Separation of Church and State

Recently, Secretary of State Pete Hegseth caught national attention for, as the New York Times described it, “leading Christian Prayer Service in the Pentagon,” during “working hours,” and featuring Hegseth’s pastor.

What about the separation of church and state, his detractors exclaimed. The ACLU ran a headline, “The Supreme Court Benches the Separation of Church and State” with the explanation, “The court has adopted an approach that would see the lines between church and state hopelessly blurred, if not eliminated altogether.” Don’t we have a long-standing tradition in this country of forbidding the church, or any particular religion, from having undue influence on the government? Doesn’t the Constitution forbid this meddling by churches and religious people?

The answer to the last question is that no, the Constitution does not forbid meddling by the churches. In fact, the founders believed that the churches should have an influence on the government and the society as a whole. “Of all the dispositions and habits which lead to political prosperity, religion and morality are indispensable supports,” George Washington wrote in his farewell address. Abraham Lincoln wrote in his Second Inaugural address that “The Almighty has His own purposes. "Woe unto the world because of offenses for it must needs be that offenses come but woe to that man by whom the offense cometh." The founders and some of our greatest statesmen have welcomed, even insisted upon, the influence of God in the government.

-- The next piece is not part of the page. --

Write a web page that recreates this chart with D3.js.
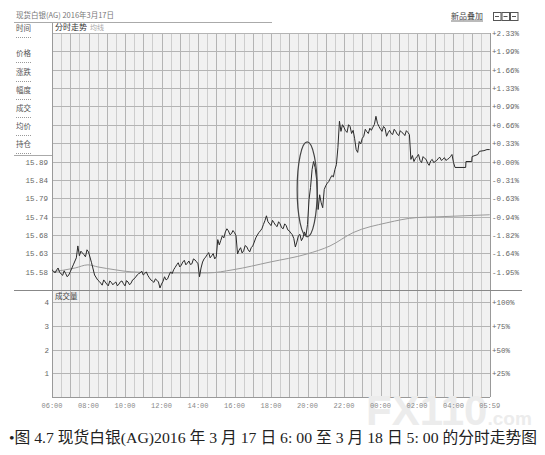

What, then, is meant by the “wall of separation?” The phrase comes from a letter to the Danbury Baptist Association and assures the Baptists that the government will not impinge upon the free practice of Baptists—or any other—religion in their faith. In other words, the wall was to protect the church from meddling by the government and not vice versa.

The intent of the first amendment was to protect the churches from the government, not to protect the government from the churches.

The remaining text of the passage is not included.